:: Exercise data

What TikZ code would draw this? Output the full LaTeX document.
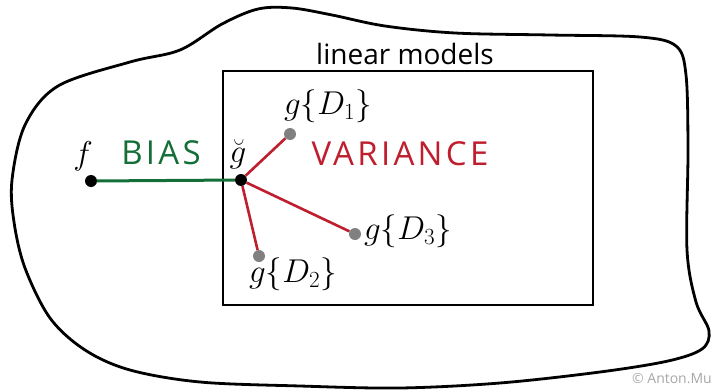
\RequirePackage{fix-cm}
\documentclass[tikz,border=0pt]{standalone}
\usepackage{fontspec}
\setsansfont{Open Sans}
\newfontfamily\capsfont[LetterSpace=10]{Open Sans}
\usepackage{xcolor}
\definecolor{BiasGreen}{RGB}{20,110,55}
\definecolor{VarRed}{RGB}{190,30,45}
\definecolor{DotGray}{RGB}{128,128,128}
\usepackage{tikz}
\usetikzlibrary{positioning}

\tikzset{
  dot/.style={circle, fill=black, minimum size=12pt, inner sep=0pt},
  sampledot/.style={circle, fill=DotGray, minimum size=12pt, inner sep=0pt},
  mathlabel/.style={inner sep=0pt, font=\fontsize{33}{33}\selectfont},
  captext/.style={inner sep=0pt, font=\capsfont\fontsize{33}{33}\selectfont, anchor=base},
  biasline/.style={BiasGreen, line width=3pt},
  varline/.style={VarRed, line width=2.6pt}
}

\begin{document}
\begin{tikzpicture}[x=1pt, y=-1pt]
\useasboundingbox (0,0) rectangle (713,391);
% Hypothesis space
\draw[line width=2.8pt] plot[smooth cycle, tension=0.55] coordinates {
  (12,180) (25,125) (58,86) (130,62) (180,50) (222,24) (258,9) (292,8)
  (332,15) (385,26) (455,33) (550,35) (640,37) (676,46) (686,75)
  (688,150) (687,250) (696,302) (709,331) (702,349) (668,361)
  (600,372) (500,383) (400,388) (300,386) (200,382) (130,370)
  (85,350) (50,318) (25,268) (14,222)};
% Linear models
\draw[line width=2.6pt] (223,71) rectangle (593,305);
\node[font=\sffamily\fontsize{28}{28}\selectfont, anchor=base, inner sep=0pt] (lintitle) at (405,64) {linear models};
% Points
\node[dot] (f) at (91,181) {};
\node[dot] (gbar) at (241,180) {};
\node[sampledot] (d1) at (290,134) {};
\node[sampledot] (d2) at (259,256) {};
\node[sampledot] (d3) at (355,234) {};
% Connectors
\draw[biasline] (f) -- (gbar);
\draw[varline] (gbar) -- (d1);
\draw[varline] (gbar) -- (d2);
\draw[varline] (gbar) -- (d3);
% Labels
\node[mathlabel] (flabel) at (83,156) {$f$};
\node[mathlabel] (gbarlabel) at (238,154) {$\breve{g}$};
\node[mathlabel] (d1label) at (328,106) {$g\{D_1\}$};
\node[mathlabel] (d2label) at (293,274) {$g\{D_2\}$};
\node[mathlabel] (d3label) at (408,231) {$g\{D_3\}$};
\node[captext, text=BiasGreen] (bias) at (161,164) {BIAS};
\node[captext, text=VarRed] (variance) at (400,165) {VARIANCE};
\node[font=\sffamily\fontsize{14}{14}\selectfont, text=black!35, anchor=base east, inner sep=0pt] (credit) at (712,383) {© Anton.Mu};
\end{tikzpicture}
\end{document}
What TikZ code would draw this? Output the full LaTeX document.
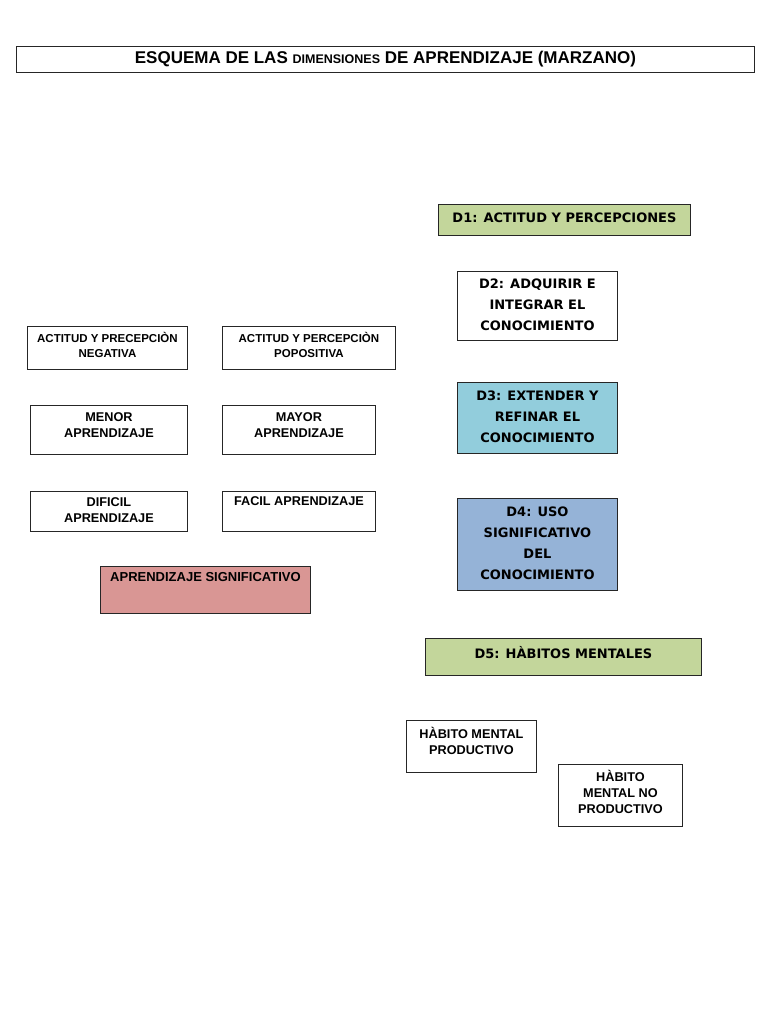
\documentclass[tikz,border=0pt]{standalone}
\usepackage{fontspec}
\setmainfont{Liberation Sans}
\newfontfamily\dfont{DejaVu Sans}
\usepackage{tikz}
\usetikzlibrary{positioning}
\definecolor{dgreen}{HTML}{C3D69B}
\definecolor{dcyan}{HTML}{92CDDC}
\definecolor{dblue}{HTML}{95B3D7}
\definecolor{sigpink}{HTML}{D99694}

\begin{document}
\begin{tikzpicture}[
    x=1pt, y=-1pt,
    box/.style={draw=black!85, line width=0.9pt, anchor=north west, inner sep=0pt},
    dtxt/.style={font={\dfont\bfseries\fontsize{13}{21}\selectfont}, align=center, inner sep=0pt},
    stxt/.style={font={\bfseries\fontsize{11.5}{15}\selectfont}, align=center, inner sep=0pt},
    mtxt/.style={font={\bfseries\fontsize{12.7}{16}\selectfont}, align=center, inner sep=0pt},
  ]
  \useasboundingbox[fill=white] (0,0) rectangle (768,1024);
  % title
  \node[box, minimum width=738, minimum height=26, font={\bfseries\fontsize{17}{17}\selectfont}] (title) at (16,46)
    {ESQUEMA DE LAS {\fontsize{12.5}{12.5}\selectfont DIMENSIONES} DE APRENDIZAJE (MARZANO)};

  % dimensions
  \node[box, fill=dgreen, minimum width=252, minimum height=31] (d1) at (438,204) {};
  \node[dtxt, below=8.5pt of d1.north] (d1t) {D1: ACTITUD Y PERCEPCIONES};
  \node[box, minimum width=160, minimum height=69] (d2) at (457,271) {};
  \node[dtxt, below=8pt of d2.north] (d2t) {D2: ADQUIRIR E\\INTEGRAR EL\\CONOCIMIENTO};
  \node[box, fill=dcyan, minimum width=160, minimum height=71] (d3) at (457,382) {};
  \node[dtxt, below=9pt of d3.north] (d3t) {D3: EXTENDER Y\\REFINAR EL\\CONOCIMIENTO};
  \node[box, fill=dblue, minimum width=160, minimum height=92] (d4) at (457,498) {};
  \node[dtxt, below=9pt of d4.north] (d4t) {D4: USO\\SIGNIFICATIVO\\DEL\\CONOCIMIENTO};
  \node[box, fill=dgreen, minimum width=276, minimum height=37] (d5) at (425,638) {};
  \node[dtxt, below=8pt of d5.north] (d5t) {D5: HÀBITOS MENTALES};

  % habits
  \node[box, minimum width=130, minimum height=52] (prod) at (406,720) {};
  \node[mtxt, below=7.5pt of prod.north] (prodt) {HÀBITO MENTAL\\PRODUCTIVO};
  \node[box, minimum width=124, minimum height=62] (noprod) at (558,764) {};
  \node[mtxt, below=6.5pt of noprod.north] (noprodt) {HÀBITO\\MENTAL NO\\PRODUCTIVO};

  % attitude
  \node[box, minimum width=160, minimum height=43] (neg) at (27,326) {};
  \node[stxt, below=6.5pt of neg.north] (negt) {ACTITUD Y PRECEPCIÒN\\NEGATIVA};
  \node[box, minimum width=173, minimum height=43] (pos) at (222,326) {};
  \node[stxt, below=6.5pt of pos.north] (post) {ACTITUD Y PERCEPCIÒN\\POPOSITIVA};
  \node[box, minimum width=157, minimum height=49] (menor) at (30,405) {};
  \node[mtxt, below=7pt of menor.north] (menort) {MENOR\\APRENDIZAJE};
  \node[box, minimum width=153, minimum height=49] (mayor) at (222,405) {};
  \node[mtxt, below=7pt of mayor.north] (mayort) {MAYOR\\APRENDIZAJE};
  \node[box, minimum width=157, minimum height=40] (dificil) at (30,491) {};
  \node[mtxt, below=6.5pt of dificil.north] (dificilt) {DIFICIL\\APRENDIZAJE};
  \node[box, minimum width=153, minimum height=40] (facil) at (222,491) {};
  \node[mtxt, below=5.5pt of facil.north] (facilt) {FACIL APRENDIZAJE};
  \node[box, fill=sigpink, minimum width=210, minimum height=47] (sig) at (100,566) {};
  \node[mtxt, font={\bfseries\fontsize{13}{16}\selectfont}, below=6.5pt of sig.north] (sigt) {APRENDIZAJE SIGNIFICATIVO};
\end{tikzpicture}
\end{document}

::::

Without including the pictures, reproduce all entries exactly.

* _Solution to this problem_
What TikZ code would draw this? Output the full LaTeX document.
\RequirePackage{fix-cm}
\documentclass[tikz,border=0pt]{standalone}
\usepackage{fontspec}
\setsansfont{Open Sans}
\newfontfamily\capsfont[LetterSpace=10]{Open Sans}
\usepackage{xcolor}
\definecolor{BiasGreen}{RGB}{20,110,55}
\definecolor{VarRed}{RGB}{190,30,45}
\definecolor{DotGray}{RGB}{128,128,128}
\usepackage{tikz}
\usetikzlibrary{positioning}

\tikzset{
  dot/.style={circle, fill=black, minimum size=12pt, inner sep=0pt},
  sampledot/.style={circle, fill=DotGray, minimum size=12pt, inner sep=0pt},
  mathlabel/.style={inner sep=0pt, font=\fontsize{33}{33}\selectfont},
  captext/.style={inner sep=0pt, font=\capsfont\fontsize{33}{33}\selectfont, anchor=base},
  biasline/.style={BiasGreen, line width=3pt},
  varline/.style={VarRed, line width=2.6pt}
}

\begin{document}
\begin{tikzpicture}[x=1pt, y=-1pt]
\useasboundingbox (0,0) rectangle (713,391);
% Hypothesis space
\draw[line width=2.8pt] plot[smooth cycle, tension=0.55] coordinates {
  (12,180) (25,125) (58,86) (130,62) (180,50) (222,24) (258,9) (292,8)
  (332,15) (385,26) (455,33) (550,35) (640,37) (676,46) (686,75)
  (688,150) (687,250) (696,302) (709,331) (702,349) (668,361)
  (600,372) (500,383) (400,388) (300,386) (200,382) (130,370)
  (85,350) (50,318) (25,268) (14,222)};
% Linear models
\draw[line width=2.6pt] (223,71) rectangle (593,305);
\node[font=\sffamily\fontsize{28}{28}\selectfont, anchor=base, inner sep=0pt] (lintitle) at (405,64) {linear models};
% Points
\node[dot] (f) at (91,181) {};
\node[dot] (gbar) at (241,180) {};
\node[sampledot] (d1) at (290,134) {};
\node[sampledot] (d2) at (259,256) {};
\node[sampledot] (d3) at (355,234) {};
% Connectors
\draw[biasline] (f) -- (gbar);
\draw[varline] (gbar) -- (d1);
\draw[varline] (gbar) -- (d2);
\draw[varline] (gbar) -- (d3);
% Labels
\node[mathlabel] (flabel) at (83,156) {$f$};
\node[mathlabel] (gbarlabel) at (238,154) {$\breve{g}$};
\node[mathlabel] (d1label) at (328,106) {$g\{D_1\}$};
\node[mathlabel] (d2label) at (293,274) {$g\{D_2\}$};
\node[mathlabel] (d3label) at (408,231) {$g\{D_3\}$};
\node[captext, text=BiasGreen] (bias) at (161,164) {BIAS};
\node[captext, text=VarRed] (variance) at (400,165) {VARIANCE};
\node[font=\sffamily\fontsize{14}{14}\selectfont, text=black!35, anchor=base east, inner sep=0pt] (credit) at (712,383) {© Anton.Mu};
\end{tikzpicture}
\end{document}
What TikZ code would draw this? Output the full LaTeX document.
\documentclass[tikz,border=0pt]{standalone}
\usepackage{fontspec}
\setmainfont{Liberation Sans}
\newfontfamily\dfont{DejaVu Sans}
\usepackage{tikz}
\usetikzlibrary{positioning}
\definecolor{dgreen}{HTML}{C3D69B}
\definecolor{dcyan}{HTML}{92CDDC}
\definecolor{dblue}{HTML}{95B3D7}
\definecolor{sigpink}{HTML}{D99694}

\begin{document}
\begin{tikzpicture}[
    x=1pt, y=-1pt,
    box/.style={draw=black!85, line width=0.9pt, anchor=north west, inner sep=0pt},
    dtxt/.style={font={\dfont\bfseries\fontsize{13}{21}\selectfont}, align=center, inner sep=0pt},
    stxt/.style={font={\bfseries\fontsize{11.5}{15}\selectfont}, align=center, inner sep=0pt},
    mtxt/.style={font={\bfseries\fontsize{12.7}{16}\selectfont}, align=center, inner sep=0pt},
  ]
  \useasboundingbox[fill=white] (0,0) rectangle (768,1024);
  % title
  \node[box, minimum width=738, minimum height=26, font={\bfseries\fontsize{17}{17}\selectfont}] (title) at (16,46)
    {ESQUEMA DE LAS {\fontsize{12.5}{12.5}\selectfont DIMENSIONES} DE APRENDIZAJE (MARZANO)};

  % dimensions
  \node[box, fill=dgreen, minimum width=252, minimum height=31] (d1) at (438,204) {};
  \node[dtxt, below=8.5pt of d1.north] (d1t) {D1: ACTITUD Y PERCEPCIONES};
  \node[box, minimum width=160, minimum height=69] (d2) at (457,271) {};
  \node[dtxt, below=8pt of d2.north] (d2t) {D2: ADQUIRIR E\\INTEGRAR EL\\CONOCIMIENTO};
  \node[box, fill=dcyan, minimum width=160, minimum height=71] (d3) at (457,382) {};
  \node[dtxt, below=9pt of d3.north] (d3t) {D3: EXTENDER Y\\REFINAR EL\\CONOCIMIENTO};
  \node[box, fill=dblue, minimum width=160, minimum height=92] (d4) at (457,498) {};
  \node[dtxt, below=9pt of d4.north] (d4t) {D4: USO\\SIGNIFICATIVO\\DEL\\CONOCIMIENTO};
  \node[box, fill=dgreen, minimum width=276, minimum height=37] (d5) at (425,638) {};
  \node[dtxt, below=8pt of d5.north] (d5t) {D5: HÀBITOS MENTALES};

  % habits
  \node[box, minimum width=130, minimum height=52] (prod) at (406,720) {};
  \node[mtxt, below=7.5pt of prod.north] (prodt) {HÀBITO MENTAL\\PRODUCTIVO};
  \node[box, minimum width=124, minimum height=62] (noprod) at (558,764) {};
  \node[mtxt, below=6.5pt of noprod.north] (noprodt) {HÀBITO\\MENTAL NO\\PRODUCTIVO};

  % attitude
  \node[box, minimum width=160, minimum height=43] (neg) at (27,326) {};
  \node[stxt, below=6.5pt of neg.north] (negt) {ACTITUD Y PRECEPCIÒN\\NEGATIVA};
  \node[box, minimum width=173, minimum height=43] (pos) at (222,326) {};
  \node[stxt, below=6.5pt of pos.north] (post) {ACTITUD Y PERCEPCIÒN\\POPOSITIVA};
  \node[box, minimum width=157, minimum height=49] (menor) at (30,405) {};
  \node[mtxt, below=7pt of menor.north] (menort) {MENOR\\APRENDIZAJE};
  \node[box, minimum width=153, minimum height=49] (mayor) at (222,405) {};
  \node[mtxt, below=7pt of mayor.north] (mayort) {MAYOR\\APRENDIZAJE};
  \node[box, minimum width=157, minimum height=40] (dificil) at (30,491) {};
  \node[mtxt, below=6.5pt of dificil.north] (dificilt) {DIFICIL\\APRENDIZAJE};
  \node[box, minimum width=153, minimum height=40] (facil) at (222,491) {};
  \node[mtxt, below=5.5pt of facil.north] (facilt) {FACIL APRENDIZAJE};
  \node[box, fill=sigpink, minimum width=210, minimum height=47] (sig) at (100,566) {};
  \node[mtxt, font={\bfseries\fontsize{13}{16}\selectfont}, below=6.5pt of sig.north] (sigt) {APRENDIZAJE SIGNIFICATIVO};
\end{tikzpicture}
\end{document}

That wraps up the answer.